= Rowena Spencer =

American physician

Rowena Spencer (July 3, 1922 – May 13, 2014) was an American physician who specialized in pediatric surgery at a time when it was unusual for a female to become a surgeon. She was the first female surgical intern at the Johns Hopkins Hospital, the first female appointed to the full-time surgery staff at Louisiana State University, and the first female surgeon in Louisiana.

==Medical career==
Spencer was one of four women in her medical school class at Johns Hopkins (1943–1947), the first woman intern in surgery at the Johns Hopkins Hospital working under Alfred Blalock (1947–1948), the first woman to train in pediatric surgery at the Children's Hospital of Philadelphia working under C. Everett Koop (1948–1949), the first woman to complete a surgery residency at Charity Hospital in New Orleans (1953), and the first woman to join the surgery faculty at Louisiana State University in New Orleans (1953). Spencer practiced at Tulane University Hospital from 1968 to 1977, after which she maintained a private practice until her retirement in 1984. She was known to be very devoted to the babies whom she cared for, often sleeping at the hospital in order to monitor her patients' condition after surgery.

==Conjoined twins==

Her bibliography includes 15 publications on conjoined twins, an interest that dated from her work with C. Everett Koop at Children's Hospital of Philadelphia and her own experience at Charity Hospital, where she separated four sets of twins. She also aided in separating four sets of conjoined twins. Howard Mahoner, a noted vascular surgeon affiliated with Louisiana State University and president of the American College of Surgeons in 1970–1971, collaborated with Spencer to devise a bypass operation for arterial aneurysm using arterial homografts. In 1990 Spencer began to do research on conjoined twins, and became one of the world's leading authorities on the subject.
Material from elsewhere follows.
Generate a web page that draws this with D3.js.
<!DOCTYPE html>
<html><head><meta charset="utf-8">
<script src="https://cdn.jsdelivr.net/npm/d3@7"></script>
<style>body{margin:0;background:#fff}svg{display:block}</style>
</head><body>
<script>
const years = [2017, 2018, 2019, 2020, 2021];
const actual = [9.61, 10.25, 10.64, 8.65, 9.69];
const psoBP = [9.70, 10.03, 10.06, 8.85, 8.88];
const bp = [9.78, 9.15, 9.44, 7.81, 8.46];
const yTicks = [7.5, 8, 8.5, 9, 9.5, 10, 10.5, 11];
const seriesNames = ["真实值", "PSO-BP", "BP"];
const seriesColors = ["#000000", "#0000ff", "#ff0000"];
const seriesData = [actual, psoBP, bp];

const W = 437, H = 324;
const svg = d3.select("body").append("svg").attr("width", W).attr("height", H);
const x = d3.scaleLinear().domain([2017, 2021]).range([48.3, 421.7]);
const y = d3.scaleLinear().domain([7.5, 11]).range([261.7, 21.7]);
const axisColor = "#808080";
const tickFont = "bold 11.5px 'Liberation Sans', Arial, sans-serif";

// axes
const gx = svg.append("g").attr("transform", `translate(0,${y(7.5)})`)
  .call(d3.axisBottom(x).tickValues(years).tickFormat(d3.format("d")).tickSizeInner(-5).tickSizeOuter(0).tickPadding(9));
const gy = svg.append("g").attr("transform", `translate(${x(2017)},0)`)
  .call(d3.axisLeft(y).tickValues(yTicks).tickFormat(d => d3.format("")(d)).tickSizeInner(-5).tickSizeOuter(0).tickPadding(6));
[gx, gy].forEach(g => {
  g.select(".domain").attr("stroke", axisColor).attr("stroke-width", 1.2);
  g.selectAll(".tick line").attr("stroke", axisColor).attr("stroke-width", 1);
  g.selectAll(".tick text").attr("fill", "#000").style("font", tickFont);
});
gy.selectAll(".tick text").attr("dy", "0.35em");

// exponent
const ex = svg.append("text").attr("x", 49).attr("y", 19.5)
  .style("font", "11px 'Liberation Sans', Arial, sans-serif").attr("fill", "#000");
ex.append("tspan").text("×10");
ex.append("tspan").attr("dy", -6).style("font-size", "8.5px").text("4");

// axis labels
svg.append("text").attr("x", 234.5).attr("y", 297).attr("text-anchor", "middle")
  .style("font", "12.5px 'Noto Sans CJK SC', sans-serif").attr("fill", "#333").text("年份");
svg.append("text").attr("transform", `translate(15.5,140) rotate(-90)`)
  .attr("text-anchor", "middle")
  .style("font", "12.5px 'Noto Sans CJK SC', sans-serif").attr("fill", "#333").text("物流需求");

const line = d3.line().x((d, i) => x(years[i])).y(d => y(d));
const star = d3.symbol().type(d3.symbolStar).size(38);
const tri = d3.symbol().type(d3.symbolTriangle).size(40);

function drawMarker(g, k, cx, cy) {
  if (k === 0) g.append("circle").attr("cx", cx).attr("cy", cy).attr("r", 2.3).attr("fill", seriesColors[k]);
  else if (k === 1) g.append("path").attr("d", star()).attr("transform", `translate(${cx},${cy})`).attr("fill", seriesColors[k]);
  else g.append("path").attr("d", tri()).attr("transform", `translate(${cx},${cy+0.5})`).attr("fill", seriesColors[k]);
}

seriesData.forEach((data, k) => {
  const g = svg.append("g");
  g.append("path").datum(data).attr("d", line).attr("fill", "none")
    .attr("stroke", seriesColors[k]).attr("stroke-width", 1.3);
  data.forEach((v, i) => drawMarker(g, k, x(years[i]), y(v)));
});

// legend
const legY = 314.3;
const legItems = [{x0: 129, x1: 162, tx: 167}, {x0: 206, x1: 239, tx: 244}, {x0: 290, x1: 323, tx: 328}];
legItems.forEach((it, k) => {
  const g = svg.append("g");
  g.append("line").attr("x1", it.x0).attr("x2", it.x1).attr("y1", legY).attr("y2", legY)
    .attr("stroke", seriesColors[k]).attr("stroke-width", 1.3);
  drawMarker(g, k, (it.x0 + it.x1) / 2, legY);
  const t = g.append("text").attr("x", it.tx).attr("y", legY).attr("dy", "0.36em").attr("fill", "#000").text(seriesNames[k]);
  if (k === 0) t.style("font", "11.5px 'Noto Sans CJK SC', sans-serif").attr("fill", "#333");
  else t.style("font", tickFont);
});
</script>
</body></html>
Dr Jeong-Wook Seo and she studied together to study on the symmetry of coinoined twins as a mechanism of "fusion or fission" of twins. She later published a book on the topic, entitled Conjoined Twins: Developmental Malformations and Clinical Implications.

==Recognition and legacy==
In 1999, Spencer was honored by Johns Hopkins University Alumni Association with the Distinguished Alumnus Award.